**Problem requirements:**
Go through the data below line by line and count those containing the word "matplotlib". Reply with the count only.
--- start Source material ---
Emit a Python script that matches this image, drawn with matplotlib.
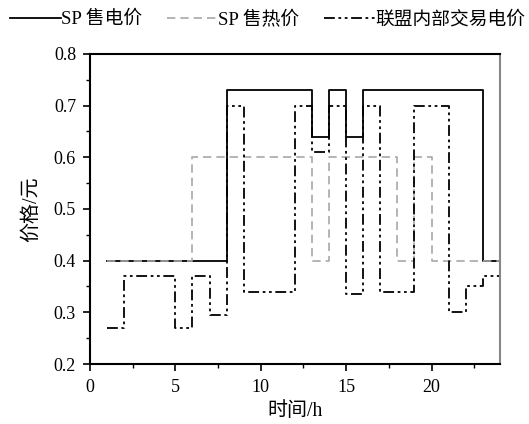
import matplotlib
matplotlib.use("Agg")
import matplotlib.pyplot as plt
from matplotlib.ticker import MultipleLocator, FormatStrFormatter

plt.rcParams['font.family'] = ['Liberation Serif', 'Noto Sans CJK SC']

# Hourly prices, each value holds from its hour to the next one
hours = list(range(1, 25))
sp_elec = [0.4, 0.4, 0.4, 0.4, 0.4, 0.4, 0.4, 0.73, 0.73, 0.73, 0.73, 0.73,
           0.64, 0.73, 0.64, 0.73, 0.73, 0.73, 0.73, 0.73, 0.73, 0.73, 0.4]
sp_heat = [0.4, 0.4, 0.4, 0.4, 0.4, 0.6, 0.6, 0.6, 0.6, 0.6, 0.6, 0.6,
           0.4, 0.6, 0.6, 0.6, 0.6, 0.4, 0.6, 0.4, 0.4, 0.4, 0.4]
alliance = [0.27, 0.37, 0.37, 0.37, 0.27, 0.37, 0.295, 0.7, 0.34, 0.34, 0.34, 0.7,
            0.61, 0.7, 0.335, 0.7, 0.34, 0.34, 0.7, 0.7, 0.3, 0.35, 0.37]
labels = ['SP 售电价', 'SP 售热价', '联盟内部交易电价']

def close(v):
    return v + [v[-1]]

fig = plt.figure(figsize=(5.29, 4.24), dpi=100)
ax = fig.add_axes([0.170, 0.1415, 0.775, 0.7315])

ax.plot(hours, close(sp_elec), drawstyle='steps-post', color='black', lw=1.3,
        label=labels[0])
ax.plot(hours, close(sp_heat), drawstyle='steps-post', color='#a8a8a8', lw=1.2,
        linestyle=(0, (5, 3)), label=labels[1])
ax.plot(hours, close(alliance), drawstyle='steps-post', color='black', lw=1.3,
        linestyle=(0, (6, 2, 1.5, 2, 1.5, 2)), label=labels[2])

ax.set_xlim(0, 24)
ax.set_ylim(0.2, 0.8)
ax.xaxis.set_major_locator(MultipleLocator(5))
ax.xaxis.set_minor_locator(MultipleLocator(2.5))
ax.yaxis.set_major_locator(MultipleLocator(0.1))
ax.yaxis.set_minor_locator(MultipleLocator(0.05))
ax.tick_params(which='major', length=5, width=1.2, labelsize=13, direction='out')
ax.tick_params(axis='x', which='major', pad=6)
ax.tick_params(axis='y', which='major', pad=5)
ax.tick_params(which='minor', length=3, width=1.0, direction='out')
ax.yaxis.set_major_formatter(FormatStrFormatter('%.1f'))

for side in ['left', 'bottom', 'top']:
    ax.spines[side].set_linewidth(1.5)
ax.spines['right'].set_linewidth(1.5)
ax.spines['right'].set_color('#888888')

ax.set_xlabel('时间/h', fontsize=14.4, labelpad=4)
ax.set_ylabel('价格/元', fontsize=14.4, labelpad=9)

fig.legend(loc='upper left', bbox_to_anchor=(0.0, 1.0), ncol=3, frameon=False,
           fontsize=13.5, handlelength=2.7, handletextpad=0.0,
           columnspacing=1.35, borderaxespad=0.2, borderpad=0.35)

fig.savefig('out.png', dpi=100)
--- end Source material ---
**Response to this exercise:**
5